NICHOLSON: Our trees are dying from the top down. Many, many, many trees are dying where I'm from.
SCHIFFMAN: Pat Nicholson, or Three Rivers, as she is called, is a sprightly grandmother from Hurricane Mills, Tennessee.
NICHOLSON: I believe that our Earth is all we have. I believe that this is the Garden that's spoken of in the Biblical text. And I believe it is our responsibility to take care of it.
(A bubbling brook, bird calls)
SCHIFFMAN: Pat Nicholson's Cherokee ancestors called this southern hill country The Land of Many Waters because of the abundant streams which course through it. But those streams have been running muddy and polluted lately. Logging and open pit mining have wreaked havoc in many parts of the Appalachians, Pat Nicholson says. And she's observed a pall of smog from industrial sources in the Midwest hanging over the smoky mountains on many mornings. She believes it's led to the dying of trees from the top down, in fulfillment of the ancient prophecy.
(A man and a group sings to guitar accompaniment)
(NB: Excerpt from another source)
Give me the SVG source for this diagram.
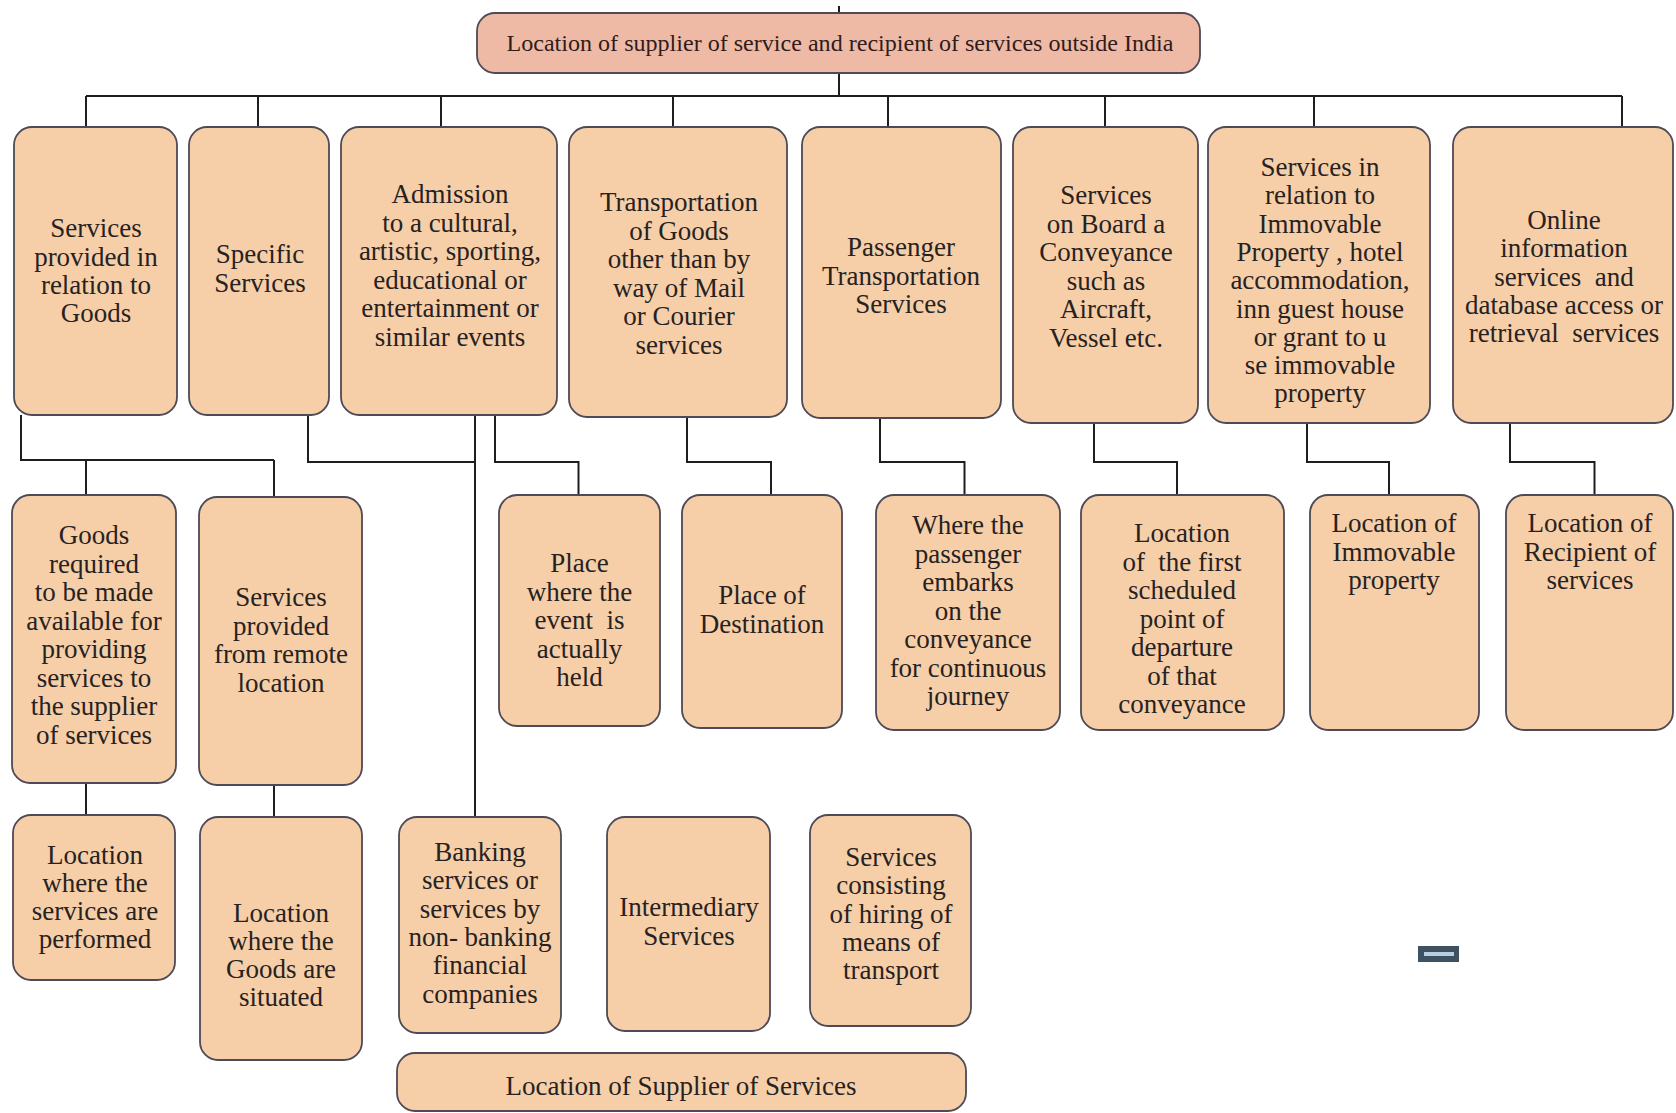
<svg xmlns="http://www.w3.org/2000/svg" width="1676" height="1113" viewBox="0 0 1676 1113">
<style>
.box{fill:#f6cea8;stroke:#4e4a56;stroke-width:1.8}
.top{fill:#efbaa5;stroke:#4e4a56;stroke-width:1.8}
.t{font-family:"Liberation Serif","Times New Roman",serif;font-size:27px;fill:#262222;text-anchor:middle}
.c{fill:none;stroke:#1e1e1e;stroke-width:2}
</style>
<rect width="1676" height="1113" fill="#ffffff"/>
<g id="connectors" class="c">
<path d="M839 6V13M839 73V96M86 96H1622"/>
<path d="M86 96V127M258 96V127M441 96V127M673 96V127M888 96V127M1105 96V127M1314 96V127M1622 96V127"/>
<path d="M21 415V460H274M86 460V495M274 460V497"/>
<path d="M308 415V462H475"/>
<path d="M475 415V817"/>
<path d="M495 415V462H578.5V495"/>
<path d="M687 417V462H771V495"/>
<path d="M880 418V462H964.5V495"/>
<path d="M1094 423V462H1177V495"/>
<path d="M1307 423V462H1389V495"/>
<path d="M1510 423V462H1594.5V495"/>
<path d="M86 783V815M274 785V817"/>
</g>
<g id="root">
<rect class="top" x="477" y="13" width="723" height="60" rx="18"/>
<text class="t" x="840" y="51" textLength="667" lengthAdjust="spacingAndGlyphs" style="font-size:24px;fill:#301c1c">Location of supplier of service and recipient of services outside India</text>
</g>
<g id="goods">
<rect class="box" x="14" y="127" width="163" height="288" rx="18"/>
<text class="t"><tspan x="96" y="237">Services</tspan><tspan x="96" y="266">provided in</tspan><tspan x="96" y="294">relation to</tspan><tspan x="96" y="322">Goods</tspan></text>
</g>
<g id="specific">
<rect class="box" x="189" y="127" width="140" height="288" rx="18"/>
<text class="t"><tspan x="260" y="263">Specific</tspan><tspan x="260" y="292">Services</tspan></text>
</g>
<g id="admission">
<rect class="box" x="341" y="127" width="216" height="288" rx="18"/>
<text class="t"><tspan x="450" y="203">Admission</tspan><tspan x="450" y="231.5">to a cultural,</tspan><tspan x="450" y="260">artistic, sporting,</tspan><tspan x="450" y="288.5">educational or</tspan><tspan x="450" y="317">entertainment or</tspan><tspan x="450" y="345.5">similar events</tspan></text>
</g>
<g id="transport-goods">
<rect class="box" x="569" y="127" width="218" height="290" rx="18"/>
<text class="t"><tspan x="679" y="211">Transportation</tspan><tspan x="679" y="239.5">of Goods</tspan><tspan x="679" y="268">other than by</tspan><tspan x="679" y="296.5">way of Mail</tspan><tspan x="679" y="325">or Courier</tspan><tspan x="679" y="353.5">services</tspan></text>
</g>
<g id="passenger">
<rect class="box" x="802" y="127" width="199" height="291" rx="18"/>
<text class="t"><tspan x="901" y="256">Passenger</tspan><tspan x="901" y="284.5">Transportation</tspan><tspan x="901" y="313">Services</tspan></text>
</g>
<g id="onboard">
<rect class="box" x="1013" y="127" width="185" height="296" rx="18"/>
<text class="t"><tspan x="1106" y="204">Services</tspan><tspan x="1106" y="232.5">on Board a</tspan><tspan x="1106" y="261">Conveyance</tspan><tspan x="1106" y="289.5">such as</tspan><tspan x="1106" y="318">Aircraft,</tspan><tspan x="1106" y="346.5">Vessel etc.</tspan></text>
</g>
<g id="immovable">
<rect class="box" x="1208" y="127" width="222" height="296" rx="18"/>
<text class="t"><tspan x="1320" y="176">Services in</tspan><tspan x="1320" y="204.3">relation to</tspan><tspan x="1320" y="232.6">Immovable</tspan><tspan x="1320" y="260.9">Property , hotel</tspan><tspan x="1320" y="289.2">accommodation,</tspan><tspan x="1320" y="317.5">inn guest house</tspan><tspan x="1320" y="345.8">or grant to u</tspan><tspan x="1320" y="374.1">se immovable</tspan><tspan x="1320" y="402.4">property</tspan></text>
</g>
<g id="online">
<rect class="box" x="1453" y="127" width="220" height="296" rx="18"/>
<text class="t" xml:space="preserve"><tspan x="1564" y="229">Online</tspan><tspan x="1564" y="257.3">information</tspan><tspan x="1564" y="285.6">services  and</tspan><tspan x="1564" y="313.9">database access or</tspan><tspan x="1564" y="342.2">retrieval  services</tspan></text>
</g>
<g id="goods-required">
<rect class="box" x="12" y="495" width="164" height="288" rx="18"/>
<text class="t"><tspan x="94" y="544">Goods</tspan><tspan x="94" y="572.5">required</tspan><tspan x="94" y="601">to be made</tspan><tspan x="94" y="629.5">available for</tspan><tspan x="94" y="658">providing</tspan><tspan x="94" y="686.5">services to</tspan><tspan x="94" y="715">the supplier</tspan><tspan x="94" y="743.5">of services</tspan></text>
</g>
<g id="remote">
<rect class="box" x="199" y="497" width="163" height="288" rx="18"/>
<text class="t"><tspan x="281" y="606">Services</tspan><tspan x="281" y="634.5">provided</tspan><tspan x="281" y="663">from remote</tspan><tspan x="281" y="691.5">location</tspan></text>
</g>
<g id="event-place">
<rect class="box" x="499" y="495" width="161" height="231" rx="18"/>
<text class="t" xml:space="preserve"><tspan x="579.5" y="572">Place</tspan><tspan x="579.5" y="600.5">where the</tspan><tspan x="579.5" y="629">event  is</tspan><tspan x="579.5" y="657.5">actually</tspan><tspan x="579.5" y="686">held</tspan></text>
</g>
<g id="destination">
<rect class="box" x="682" y="495" width="160" height="233" rx="18"/>
<text class="t"><tspan x="762" y="604">Place of</tspan><tspan x="762" y="632.5">Destination</tspan></text>
</g>
<g id="embarks">
<rect class="box" x="876" y="495" width="184" height="235" rx="18"/>
<text class="t"><tspan x="968" y="534">Where the</tspan><tspan x="968" y="562.5">passenger</tspan><tspan x="968" y="591">embarks</tspan><tspan x="968" y="619.5">on the</tspan><tspan x="968" y="648">conveyance</tspan><tspan x="968" y="676.5">for continuous</tspan><tspan x="968" y="705">journey</tspan></text>
</g>
<g id="departure">
<rect class="box" x="1081" y="495" width="203" height="235" rx="18"/>
<text class="t" xml:space="preserve"><tspan x="1182" y="542">Location</tspan><tspan x="1182" y="570.5">of  the first</tspan><tspan x="1182" y="599">scheduled</tspan><tspan x="1182" y="627.5">point of</tspan><tspan x="1182" y="656">departure</tspan><tspan x="1182" y="684.5">of that</tspan><tspan x="1182" y="713">conveyance</tspan></text>
</g>
<g id="immovable-location">
<rect class="box" x="1310" y="495" width="169" height="235" rx="18"/>
<text class="t"><tspan x="1394" y="532">Location of</tspan><tspan x="1394" y="560.5">Immovable</tspan><tspan x="1394" y="589">property</tspan></text>
</g>
<g id="recipient-location">
<rect class="box" x="1506" y="495" width="167" height="235" rx="18"/>
<text class="t"><tspan x="1590" y="532">Location of</tspan><tspan x="1590" y="560.5">Recipient of</tspan><tspan x="1590" y="589">services</tspan></text>
</g>
<g id="performed">
<rect class="box" x="13" y="815" width="162" height="165" rx="18"/>
<text class="t"><tspan x="95" y="864">Location</tspan><tspan x="95" y="892">where the</tspan><tspan x="95" y="920">services are</tspan><tspan x="95" y="948">performed</tspan></text>
</g>
<g id="situated">
<rect class="box" x="200" y="817" width="162" height="243" rx="18"/>
<text class="t"><tspan x="281" y="922">Location</tspan><tspan x="281" y="950">where the</tspan><tspan x="281" y="978">Goods are</tspan><tspan x="281" y="1006">situated</tspan></text>
</g>
<g id="banking">
<rect class="box" x="399" y="817" width="162" height="216" rx="18"/>
<text class="t"><tspan x="480" y="861">Banking</tspan><tspan x="480" y="889.3">services or</tspan><tspan x="480" y="917.6">services by</tspan><tspan x="480" y="945.9">non- banking</tspan><tspan x="480" y="974.2">financial</tspan><tspan x="480" y="1002.5">companies</tspan></text>
</g>
<g id="intermediary">
<rect class="box" x="607" y="817" width="163" height="214" rx="18"/>
<text class="t"><tspan x="689" y="916">Intermediary</tspan><tspan x="689" y="944.5">Services</tspan></text>
</g>
<g id="hiring">
<rect class="box" x="810" y="815" width="161" height="211" rx="18"/>
<text class="t"><tspan x="891" y="866">Services</tspan><tspan x="891" y="894.3">consisting</tspan><tspan x="891" y="922.6">of hiring of</tspan><tspan x="891" y="950.9">means of</tspan><tspan x="891" y="979.2">transport</tspan></text>
</g>
<g id="supplier-location">
<rect class="box" x="397" y="1053" width="569" height="58" rx="18"/>
<text class="t" x="681" y="1095">Location of Supplier of Services</text>
</g>
<g id="mark">
<rect x="1418" y="946" width="41" height="16" fill="#3e5262"/>
<rect x="1424" y="952" width="30" height="4" fill="#b9cfdf"/>
</g>
</svg>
SCHIFFMAN: The Cherokee and other southern tribes were amongst the first converted to Christianity, as this Christian hymn in the Cherokee language bears witness. Pat Nicholson was brought up as a Christian in the hill country that she calls the buckle of the Bible Belt. But like many others of indigenous ancestry, she's been exploring her native roots in recent years.
NICHOLSON: I have many people that want to believe that I'm being sacrilegious to Christianity, but I try to share with them that I'm not worshiping the Earth as such. It's not about worshiping the Earth. It's about respecting and honoring the Earth. And learning to do that with each other.
SCHIFFMAN: For Three Rivers, following in the steps of her ancestors and being an environmentalist are 2 sides of the same coin. She leads a regular ecology tour of the logged ridges and polluted waterways around Hurricane Mills to educate residents about the destruction of their local ecosystem. As people delve into the traditions of the first Americans, Pat Nicholson says, they just naturally become more environmentally conscious.
NICHOLSON: You can't have one without the other. The next thing they're doing is they're putting their tobacco offering down, and they're learning to not put their garbage on the ground, and they're learning all of the things that it takes to protect the Earth. The environmentalists who have been out there in the forefront of trying to protect us from ourselves, and the Native Americans, coming together would be a mighty force. You bring together the head and the heart.
SCHIFFMAN: Some years back, Three Rivers spent the better part of a year in a walk across North America to pray for the healing of the Earth. The prayer walk was led by Grandfather William Camanda, a peace activist who's been called the Mahatma Gandhi of the 84 Algonquin Nations, ranging from the Carolinas all the way to central Quebec, where the revered elder lives. The spiritual leader's shocks of jet black hair amidst the gray belie his more than 80 years.
CAMANDA: I don't think Mother Earth will die. The people doing the pollution by chemicals, they will do away with themselves, but Mother Earth will be there. Once all people are gone, she will come back in full bloom again. But we would not be here. Time is running out.
(Flute music and drums)
SCHIFFMAN: For Living on Earth, I'm Richard Schiffman.